Born in the Shati refugee camp in Gaza , Siyam became a former protégé of Sheik Abdel Aziz al-Rantissi, co-founder of Hamas, and was a former teacher at an UNWRA school. An early member of Hamas, he was first arrested during the First Intifada, in 1988, by Israel for security offenses and for his membership to the organization. Four years later, in 1992, he was one of the hundreds of Hamas members deported to southern Lebanon. He emerged as a spokesman of Hamas in early 2004. In the 2006 elections, Siyam won a seat in the Palestinian Parliament, representing Gaza City. Shortly after, he was appointed Interior Minister, where he established Hamas’s Executive Force. In a 2007 interview with Ma’an News Agency, he stated that the Executive Force was one of his achievements “which I felt proud of.” The Executive Force, under Siyam’s direction, played a significant role in armed confrontation with Fatah. Considered a hardline leader, Siyam lost his cabinet posts when Fatah and Hamas formed a short-lived national unity government in March 2007. He was soon appointed as the head of Hamas’s Parliamentary Bloc by the Shura Council. Siyam’s influence in the Gaza Strip continued to grow, as he was a leader of the Executive Force, and he was instrumental in Hamas’s take over of the Gaza Strip in June 2007. In the Hamas government, Siyam was considered to have the role of Defense Minister. He was killed on January 15, 2009 by a bomb dropped by the Israeli Air Force. His assassination is the second, after Nizar Rayyan, of Hamas’s top leadership in the Gaza Strip.

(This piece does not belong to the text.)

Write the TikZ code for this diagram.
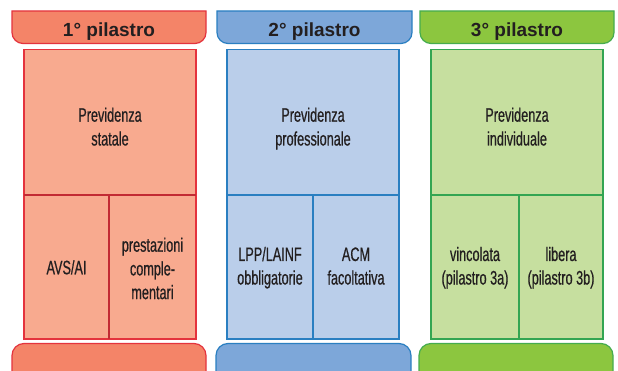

For the Hamas, politics and terrorism are just two equally legitimate and viable tactics to reach their desired goals. It should therefore not surprise that Hamas seeks to muddy the waters between its political, social and military activities.

Nor should anyone have been shocked when Hamas took pages straight from the Hezbollah playbook and developed a coherent strategy leveraging parallel and complementary political, social, military and terrorist activities.

As the international community presses the parties to conclude a ceasefire agreement, one critical yardstick by which any agreement must be measured is not only its focus on preventing Hamas from rearming through the Rafah tunnels but also the extent to which it denies Hamas political victories for its recent military adventurism. Said Siyam school of Hamas leadership -- effortlessly merging terrorsim and politics -- must not be allowed to carry the day.